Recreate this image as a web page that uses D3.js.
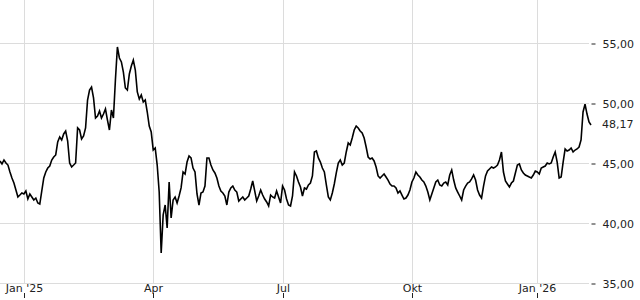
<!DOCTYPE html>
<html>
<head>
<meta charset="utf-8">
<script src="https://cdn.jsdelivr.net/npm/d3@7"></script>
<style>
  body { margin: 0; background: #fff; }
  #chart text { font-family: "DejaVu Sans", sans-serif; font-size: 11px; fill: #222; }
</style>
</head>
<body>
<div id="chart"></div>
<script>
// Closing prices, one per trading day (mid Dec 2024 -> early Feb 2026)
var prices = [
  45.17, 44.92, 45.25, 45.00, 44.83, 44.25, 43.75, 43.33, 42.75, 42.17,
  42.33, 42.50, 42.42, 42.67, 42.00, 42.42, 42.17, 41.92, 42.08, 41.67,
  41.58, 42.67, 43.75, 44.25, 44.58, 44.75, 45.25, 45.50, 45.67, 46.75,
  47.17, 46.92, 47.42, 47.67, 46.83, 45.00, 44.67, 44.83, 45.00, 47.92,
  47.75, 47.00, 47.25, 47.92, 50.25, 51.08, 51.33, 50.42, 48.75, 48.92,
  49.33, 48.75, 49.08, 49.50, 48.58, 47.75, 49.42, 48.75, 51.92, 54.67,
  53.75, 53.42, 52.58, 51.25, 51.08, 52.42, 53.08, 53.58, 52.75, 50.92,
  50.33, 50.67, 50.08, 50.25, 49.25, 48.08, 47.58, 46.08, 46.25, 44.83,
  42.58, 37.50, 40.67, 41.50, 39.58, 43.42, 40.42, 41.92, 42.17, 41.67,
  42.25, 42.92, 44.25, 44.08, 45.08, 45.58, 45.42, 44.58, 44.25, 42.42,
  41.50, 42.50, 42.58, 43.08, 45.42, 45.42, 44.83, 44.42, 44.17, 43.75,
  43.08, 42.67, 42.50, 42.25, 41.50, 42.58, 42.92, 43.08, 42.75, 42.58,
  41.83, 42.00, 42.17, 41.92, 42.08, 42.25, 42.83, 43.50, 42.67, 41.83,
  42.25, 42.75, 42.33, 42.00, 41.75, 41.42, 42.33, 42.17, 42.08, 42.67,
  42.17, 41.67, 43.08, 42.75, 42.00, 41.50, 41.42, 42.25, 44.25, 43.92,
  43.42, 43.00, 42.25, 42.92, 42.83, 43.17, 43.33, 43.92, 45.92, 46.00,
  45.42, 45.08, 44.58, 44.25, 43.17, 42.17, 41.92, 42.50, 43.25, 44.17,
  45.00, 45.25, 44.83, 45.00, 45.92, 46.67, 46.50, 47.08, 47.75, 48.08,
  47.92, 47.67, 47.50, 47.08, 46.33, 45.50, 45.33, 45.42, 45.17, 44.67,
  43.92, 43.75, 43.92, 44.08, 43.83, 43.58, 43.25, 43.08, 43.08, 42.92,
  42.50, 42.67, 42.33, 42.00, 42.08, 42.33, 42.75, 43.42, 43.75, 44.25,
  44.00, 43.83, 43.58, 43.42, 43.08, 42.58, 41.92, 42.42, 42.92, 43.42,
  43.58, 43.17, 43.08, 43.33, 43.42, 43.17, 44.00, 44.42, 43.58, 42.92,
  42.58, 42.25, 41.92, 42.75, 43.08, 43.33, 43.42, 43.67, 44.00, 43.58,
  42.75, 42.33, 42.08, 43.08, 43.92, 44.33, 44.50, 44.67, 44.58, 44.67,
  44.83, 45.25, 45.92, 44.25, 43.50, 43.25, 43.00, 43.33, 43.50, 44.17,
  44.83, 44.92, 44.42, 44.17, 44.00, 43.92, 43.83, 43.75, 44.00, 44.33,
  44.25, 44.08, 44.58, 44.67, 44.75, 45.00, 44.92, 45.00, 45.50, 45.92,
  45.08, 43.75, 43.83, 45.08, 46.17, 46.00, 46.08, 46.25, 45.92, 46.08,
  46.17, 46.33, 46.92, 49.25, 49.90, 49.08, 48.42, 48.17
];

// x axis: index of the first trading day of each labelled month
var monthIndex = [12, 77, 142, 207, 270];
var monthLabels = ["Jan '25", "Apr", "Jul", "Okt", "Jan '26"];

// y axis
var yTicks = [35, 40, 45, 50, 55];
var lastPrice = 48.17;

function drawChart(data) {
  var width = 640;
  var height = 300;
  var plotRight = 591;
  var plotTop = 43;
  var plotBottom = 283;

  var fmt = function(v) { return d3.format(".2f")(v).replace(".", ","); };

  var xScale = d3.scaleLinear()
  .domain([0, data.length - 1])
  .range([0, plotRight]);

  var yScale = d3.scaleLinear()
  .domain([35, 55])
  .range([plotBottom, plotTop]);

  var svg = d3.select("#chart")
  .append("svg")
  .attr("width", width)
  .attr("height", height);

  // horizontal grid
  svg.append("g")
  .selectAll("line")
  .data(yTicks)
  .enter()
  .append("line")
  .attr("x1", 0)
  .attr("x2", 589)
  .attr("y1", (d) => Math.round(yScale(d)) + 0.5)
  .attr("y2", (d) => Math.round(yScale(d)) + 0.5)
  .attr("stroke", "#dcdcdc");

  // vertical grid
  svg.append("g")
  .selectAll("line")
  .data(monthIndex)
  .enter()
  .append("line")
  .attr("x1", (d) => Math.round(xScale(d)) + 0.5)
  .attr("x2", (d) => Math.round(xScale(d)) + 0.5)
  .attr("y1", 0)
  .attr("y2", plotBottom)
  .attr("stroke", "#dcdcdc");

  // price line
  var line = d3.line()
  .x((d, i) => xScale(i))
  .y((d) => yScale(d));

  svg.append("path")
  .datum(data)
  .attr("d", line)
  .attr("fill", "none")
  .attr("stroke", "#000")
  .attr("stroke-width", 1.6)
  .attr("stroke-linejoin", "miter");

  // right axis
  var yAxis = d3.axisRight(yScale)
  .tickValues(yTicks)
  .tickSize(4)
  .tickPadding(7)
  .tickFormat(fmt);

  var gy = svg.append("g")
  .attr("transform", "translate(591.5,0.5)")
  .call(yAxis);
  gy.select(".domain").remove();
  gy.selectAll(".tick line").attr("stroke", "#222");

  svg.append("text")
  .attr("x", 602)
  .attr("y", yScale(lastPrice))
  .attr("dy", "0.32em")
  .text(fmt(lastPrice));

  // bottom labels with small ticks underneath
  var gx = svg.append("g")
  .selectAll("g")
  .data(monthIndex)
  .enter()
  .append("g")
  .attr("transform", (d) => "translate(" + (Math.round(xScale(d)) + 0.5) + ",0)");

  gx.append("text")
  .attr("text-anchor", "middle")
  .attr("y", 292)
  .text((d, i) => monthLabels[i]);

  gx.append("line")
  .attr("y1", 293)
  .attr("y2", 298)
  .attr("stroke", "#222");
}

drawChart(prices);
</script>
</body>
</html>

--

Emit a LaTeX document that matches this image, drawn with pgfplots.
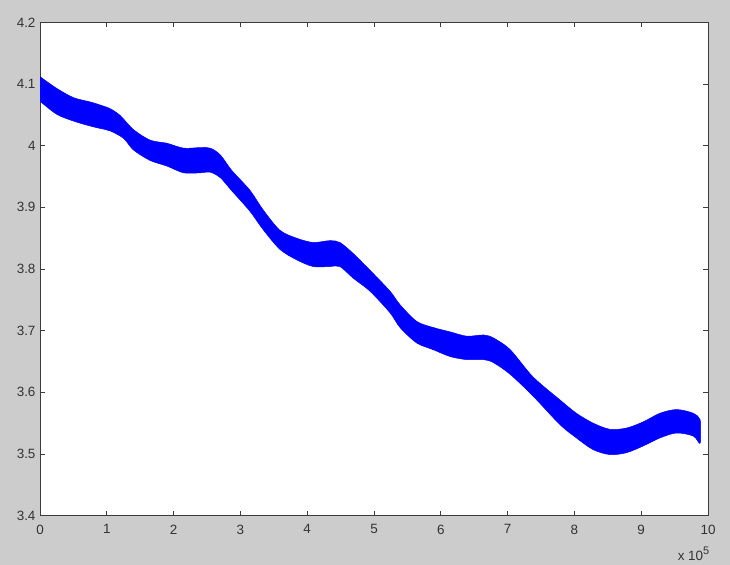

--

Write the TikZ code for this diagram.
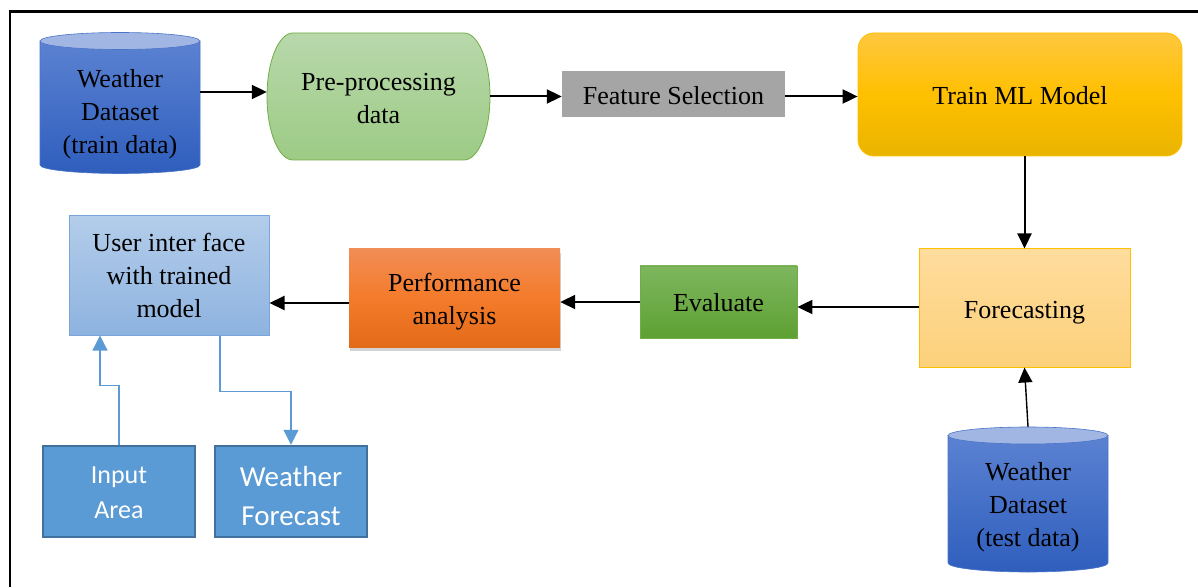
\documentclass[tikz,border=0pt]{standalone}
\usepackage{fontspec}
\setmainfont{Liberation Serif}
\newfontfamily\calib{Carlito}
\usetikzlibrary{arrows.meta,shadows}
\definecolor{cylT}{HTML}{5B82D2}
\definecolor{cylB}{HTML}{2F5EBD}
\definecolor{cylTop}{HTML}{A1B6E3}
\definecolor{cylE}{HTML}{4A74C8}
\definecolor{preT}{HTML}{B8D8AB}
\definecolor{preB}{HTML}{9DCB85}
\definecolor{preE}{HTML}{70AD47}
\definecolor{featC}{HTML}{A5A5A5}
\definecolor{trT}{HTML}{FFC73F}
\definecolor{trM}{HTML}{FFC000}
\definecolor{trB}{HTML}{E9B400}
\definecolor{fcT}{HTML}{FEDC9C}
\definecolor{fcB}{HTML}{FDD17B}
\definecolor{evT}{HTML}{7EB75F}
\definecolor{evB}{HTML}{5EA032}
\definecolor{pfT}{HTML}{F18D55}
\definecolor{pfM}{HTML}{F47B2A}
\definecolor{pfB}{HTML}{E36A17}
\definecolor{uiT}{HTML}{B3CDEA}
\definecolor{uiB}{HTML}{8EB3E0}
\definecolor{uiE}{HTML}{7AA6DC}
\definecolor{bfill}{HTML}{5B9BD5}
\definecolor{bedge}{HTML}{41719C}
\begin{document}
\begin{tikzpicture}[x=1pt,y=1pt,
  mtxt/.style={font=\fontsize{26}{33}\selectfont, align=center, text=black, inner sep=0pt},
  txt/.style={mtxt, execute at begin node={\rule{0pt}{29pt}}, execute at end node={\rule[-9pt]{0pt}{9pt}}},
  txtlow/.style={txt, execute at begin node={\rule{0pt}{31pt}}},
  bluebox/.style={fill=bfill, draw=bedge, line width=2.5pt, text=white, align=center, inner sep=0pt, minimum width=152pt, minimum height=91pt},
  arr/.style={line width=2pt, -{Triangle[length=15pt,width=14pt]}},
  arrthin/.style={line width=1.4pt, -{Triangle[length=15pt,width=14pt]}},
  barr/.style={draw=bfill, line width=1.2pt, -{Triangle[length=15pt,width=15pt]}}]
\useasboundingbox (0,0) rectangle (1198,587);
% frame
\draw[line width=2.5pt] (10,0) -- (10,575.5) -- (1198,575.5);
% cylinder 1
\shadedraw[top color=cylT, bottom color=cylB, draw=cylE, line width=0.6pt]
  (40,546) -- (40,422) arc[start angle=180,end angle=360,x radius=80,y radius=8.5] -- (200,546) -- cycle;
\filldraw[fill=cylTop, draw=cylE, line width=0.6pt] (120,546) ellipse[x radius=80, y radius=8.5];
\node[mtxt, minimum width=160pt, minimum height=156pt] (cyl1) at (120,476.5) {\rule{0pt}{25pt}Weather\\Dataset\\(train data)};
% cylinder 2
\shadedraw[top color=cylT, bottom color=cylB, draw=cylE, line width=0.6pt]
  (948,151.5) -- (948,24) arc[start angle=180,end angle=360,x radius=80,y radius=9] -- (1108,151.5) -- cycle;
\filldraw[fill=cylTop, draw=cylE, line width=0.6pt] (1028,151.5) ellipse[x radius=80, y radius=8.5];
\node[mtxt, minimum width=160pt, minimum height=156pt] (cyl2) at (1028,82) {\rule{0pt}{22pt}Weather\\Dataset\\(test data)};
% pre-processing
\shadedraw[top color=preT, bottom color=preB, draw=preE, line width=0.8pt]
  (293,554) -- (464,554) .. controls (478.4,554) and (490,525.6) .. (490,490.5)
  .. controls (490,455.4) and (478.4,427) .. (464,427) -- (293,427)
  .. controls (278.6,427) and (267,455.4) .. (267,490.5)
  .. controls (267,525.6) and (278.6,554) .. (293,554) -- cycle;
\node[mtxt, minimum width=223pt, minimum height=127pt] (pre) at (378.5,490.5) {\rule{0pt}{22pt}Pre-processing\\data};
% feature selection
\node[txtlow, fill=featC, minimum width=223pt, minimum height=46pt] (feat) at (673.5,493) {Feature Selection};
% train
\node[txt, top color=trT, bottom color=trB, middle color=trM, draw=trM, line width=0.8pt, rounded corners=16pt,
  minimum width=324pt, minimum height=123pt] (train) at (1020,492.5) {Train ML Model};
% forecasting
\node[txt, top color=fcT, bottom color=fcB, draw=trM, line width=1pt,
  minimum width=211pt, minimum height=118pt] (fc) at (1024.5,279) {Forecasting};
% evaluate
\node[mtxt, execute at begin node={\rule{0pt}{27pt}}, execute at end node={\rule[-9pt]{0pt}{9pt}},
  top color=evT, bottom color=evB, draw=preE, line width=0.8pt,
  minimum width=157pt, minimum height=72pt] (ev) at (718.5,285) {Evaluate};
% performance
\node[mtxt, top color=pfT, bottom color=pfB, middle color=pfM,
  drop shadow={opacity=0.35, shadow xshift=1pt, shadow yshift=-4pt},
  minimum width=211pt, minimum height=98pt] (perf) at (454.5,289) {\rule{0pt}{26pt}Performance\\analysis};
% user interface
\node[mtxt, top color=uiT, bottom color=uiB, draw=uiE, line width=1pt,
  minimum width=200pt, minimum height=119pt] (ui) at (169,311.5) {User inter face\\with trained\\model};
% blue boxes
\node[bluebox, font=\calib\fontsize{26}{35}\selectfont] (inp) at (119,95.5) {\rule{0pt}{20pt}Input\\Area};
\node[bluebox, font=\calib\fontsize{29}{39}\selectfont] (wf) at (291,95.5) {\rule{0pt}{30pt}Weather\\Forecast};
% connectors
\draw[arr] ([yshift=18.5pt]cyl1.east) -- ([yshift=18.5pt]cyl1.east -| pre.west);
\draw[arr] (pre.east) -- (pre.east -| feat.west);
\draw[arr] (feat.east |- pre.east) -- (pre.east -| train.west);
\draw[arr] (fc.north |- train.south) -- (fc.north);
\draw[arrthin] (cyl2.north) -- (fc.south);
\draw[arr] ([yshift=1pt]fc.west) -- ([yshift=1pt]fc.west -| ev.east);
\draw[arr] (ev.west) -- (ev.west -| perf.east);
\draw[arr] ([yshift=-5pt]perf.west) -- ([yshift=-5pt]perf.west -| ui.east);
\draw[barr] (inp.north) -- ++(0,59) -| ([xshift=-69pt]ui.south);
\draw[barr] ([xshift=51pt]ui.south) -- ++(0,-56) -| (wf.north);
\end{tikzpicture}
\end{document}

▶ **Instructions to follow**
Copy the lines from the entries above in which the word "this" appears.

▶ **Solution**
Recreate this image as a web page that uses D3.js.
Emit a LaTeX document that matches this image, drawn with pgfplots.
Write the TikZ code for this diagram.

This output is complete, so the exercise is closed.